Direction:
Copy out the listing that follows exactly, dropping every picture.

A block of data:
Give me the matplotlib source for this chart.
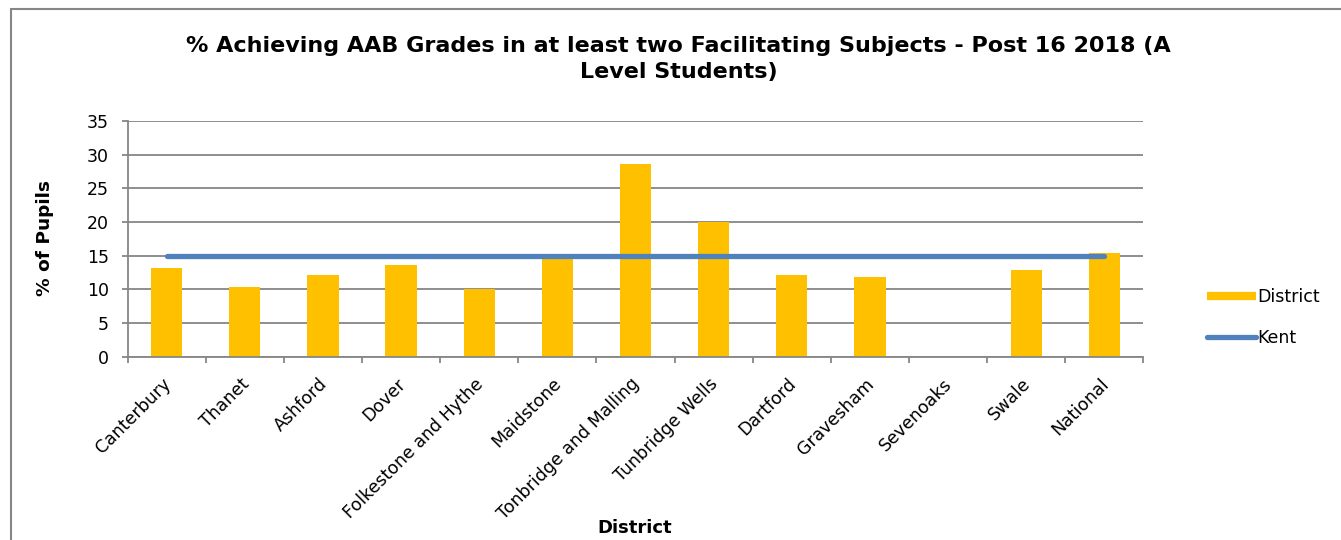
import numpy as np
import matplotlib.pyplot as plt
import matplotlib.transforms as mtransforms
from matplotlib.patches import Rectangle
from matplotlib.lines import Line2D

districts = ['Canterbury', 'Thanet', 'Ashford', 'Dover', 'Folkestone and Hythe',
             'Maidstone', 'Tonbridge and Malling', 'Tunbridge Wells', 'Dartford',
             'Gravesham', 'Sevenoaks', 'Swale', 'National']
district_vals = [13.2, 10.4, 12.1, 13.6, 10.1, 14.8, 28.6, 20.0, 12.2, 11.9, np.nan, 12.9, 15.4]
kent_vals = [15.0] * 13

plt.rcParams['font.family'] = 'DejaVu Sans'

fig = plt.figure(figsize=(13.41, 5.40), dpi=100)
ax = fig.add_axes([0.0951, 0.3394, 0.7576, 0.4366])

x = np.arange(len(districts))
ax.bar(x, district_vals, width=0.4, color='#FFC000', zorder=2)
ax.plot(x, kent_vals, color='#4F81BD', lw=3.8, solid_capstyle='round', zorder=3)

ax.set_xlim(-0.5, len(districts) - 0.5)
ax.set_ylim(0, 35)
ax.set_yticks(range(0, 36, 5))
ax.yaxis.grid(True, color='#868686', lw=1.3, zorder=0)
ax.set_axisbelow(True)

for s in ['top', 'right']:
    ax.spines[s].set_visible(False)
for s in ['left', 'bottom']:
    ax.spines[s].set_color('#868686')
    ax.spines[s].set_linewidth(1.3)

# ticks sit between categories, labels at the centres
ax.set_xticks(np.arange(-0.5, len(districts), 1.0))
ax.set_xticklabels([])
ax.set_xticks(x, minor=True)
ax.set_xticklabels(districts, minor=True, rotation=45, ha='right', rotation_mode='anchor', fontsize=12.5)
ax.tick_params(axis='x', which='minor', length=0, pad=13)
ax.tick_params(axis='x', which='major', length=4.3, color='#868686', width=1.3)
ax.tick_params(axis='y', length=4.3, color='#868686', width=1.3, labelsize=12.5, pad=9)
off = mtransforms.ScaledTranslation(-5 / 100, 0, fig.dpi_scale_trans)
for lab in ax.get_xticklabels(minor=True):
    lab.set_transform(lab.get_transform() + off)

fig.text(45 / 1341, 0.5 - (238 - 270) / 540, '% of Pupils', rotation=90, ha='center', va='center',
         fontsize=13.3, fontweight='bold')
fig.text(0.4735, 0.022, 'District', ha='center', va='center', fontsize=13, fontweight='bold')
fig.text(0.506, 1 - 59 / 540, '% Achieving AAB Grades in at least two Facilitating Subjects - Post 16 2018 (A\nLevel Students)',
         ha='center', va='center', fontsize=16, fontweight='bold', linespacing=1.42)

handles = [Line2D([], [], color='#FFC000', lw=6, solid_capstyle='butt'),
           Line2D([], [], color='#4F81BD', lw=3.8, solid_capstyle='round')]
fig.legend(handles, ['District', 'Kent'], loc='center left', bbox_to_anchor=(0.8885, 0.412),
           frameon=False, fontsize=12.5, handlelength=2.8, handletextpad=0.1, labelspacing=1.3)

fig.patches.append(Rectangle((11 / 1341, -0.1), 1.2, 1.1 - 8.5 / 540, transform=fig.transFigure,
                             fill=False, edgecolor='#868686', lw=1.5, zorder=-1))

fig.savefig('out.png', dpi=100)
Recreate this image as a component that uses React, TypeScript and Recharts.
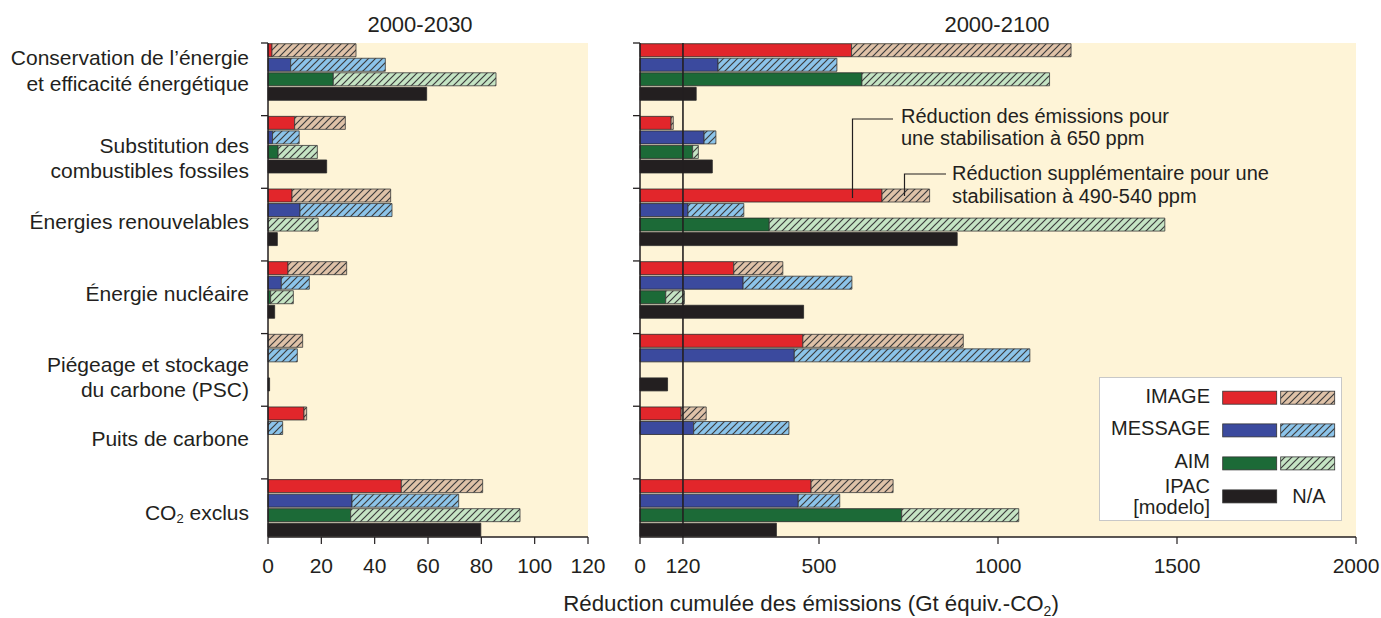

Answer to the problem:
Give me the matplotlib source for this chart.
import numpy as np
import matplotlib.pyplot as plt
import matplotlib.transforms as mtransforms
from matplotlib.patches import Rectangle
from matplotlib.lines import Line2D

districts = ['Canterbury', 'Thanet', 'Ashford', 'Dover', 'Folkestone and Hythe',
             'Maidstone', 'Tonbridge and Malling', 'Tunbridge Wells', 'Dartford',
             'Gravesham', 'Sevenoaks', 'Swale', 'National']
district_vals = [13.2, 10.4, 12.1, 13.6, 10.1, 14.8, 28.6, 20.0, 12.2, 11.9, np.nan, 12.9, 15.4]
kent_vals = [15.0] * 13

plt.rcParams['font.family'] = 'DejaVu Sans'

fig = plt.figure(figsize=(13.41, 5.40), dpi=100)
ax = fig.add_axes([0.0951, 0.3394, 0.7576, 0.4366])

x = np.arange(len(districts))
ax.bar(x, district_vals, width=0.4, color='#FFC000', zorder=2)
ax.plot(x, kent_vals, color='#4F81BD', lw=3.8, solid_capstyle='round', zorder=3)

ax.set_xlim(-0.5, len(districts) - 0.5)
ax.set_ylim(0, 35)
ax.set_yticks(range(0, 36, 5))
ax.yaxis.grid(True, color='#868686', lw=1.3, zorder=0)
ax.set_axisbelow(True)

for s in ['top', 'right']:
    ax.spines[s].set_visible(False)
for s in ['left', 'bottom']:
    ax.spines[s].set_color('#868686')
    ax.spines[s].set_linewidth(1.3)

# ticks sit between categories, labels at the centres
ax.set_xticks(np.arange(-0.5, len(districts), 1.0))
ax.set_xticklabels([])
ax.set_xticks(x, minor=True)
ax.set_xticklabels(districts, minor=True, rotation=45, ha='right', rotation_mode='anchor', fontsize=12.5)
ax.tick_params(axis='x', which='minor', length=0, pad=13)
ax.tick_params(axis='x', which='major', length=4.3, color='#868686', width=1.3)
ax.tick_params(axis='y', length=4.3, color='#868686', width=1.3, labelsize=12.5, pad=9)
off = mtransforms.ScaledTranslation(-5 / 100, 0, fig.dpi_scale_trans)
for lab in ax.get_xticklabels(minor=True):
    lab.set_transform(lab.get_transform() + off)

fig.text(45 / 1341, 0.5 - (238 - 270) / 540, '% of Pupils', rotation=90, ha='center', va='center',
         fontsize=13.3, fontweight='bold')
fig.text(0.4735, 0.022, 'District', ha='center', va='center', fontsize=13, fontweight='bold')
fig.text(0.506, 1 - 59 / 540, '% Achieving AAB Grades in at least two Facilitating Subjects - Post 16 2018 (A\nLevel Students)',
         ha='center', va='center', fontsize=16, fontweight='bold', linespacing=1.42)

handles = [Line2D([], [], color='#FFC000', lw=6, solid_capstyle='butt'),
           Line2D([], [], color='#4F81BD', lw=3.8, solid_capstyle='round')]
fig.legend(handles, ['District', 'Kent'], loc='center left', bbox_to_anchor=(0.8885, 0.412),
           frameon=False, fontsize=12.5, handlelength=2.8, handletextpad=0.1, labelspacing=1.3)

fig.patches.append(Rectangle((11 / 1341, -0.1), 1.2, 1.1 - 8.5 / 540, transform=fig.transFigure,
                             fill=False, edgecolor='#868686', lw=1.5, zorder=-1))

fig.savefig('out.png', dpi=100)
Recreate this image as a component that uses React, TypeScript and Recharts.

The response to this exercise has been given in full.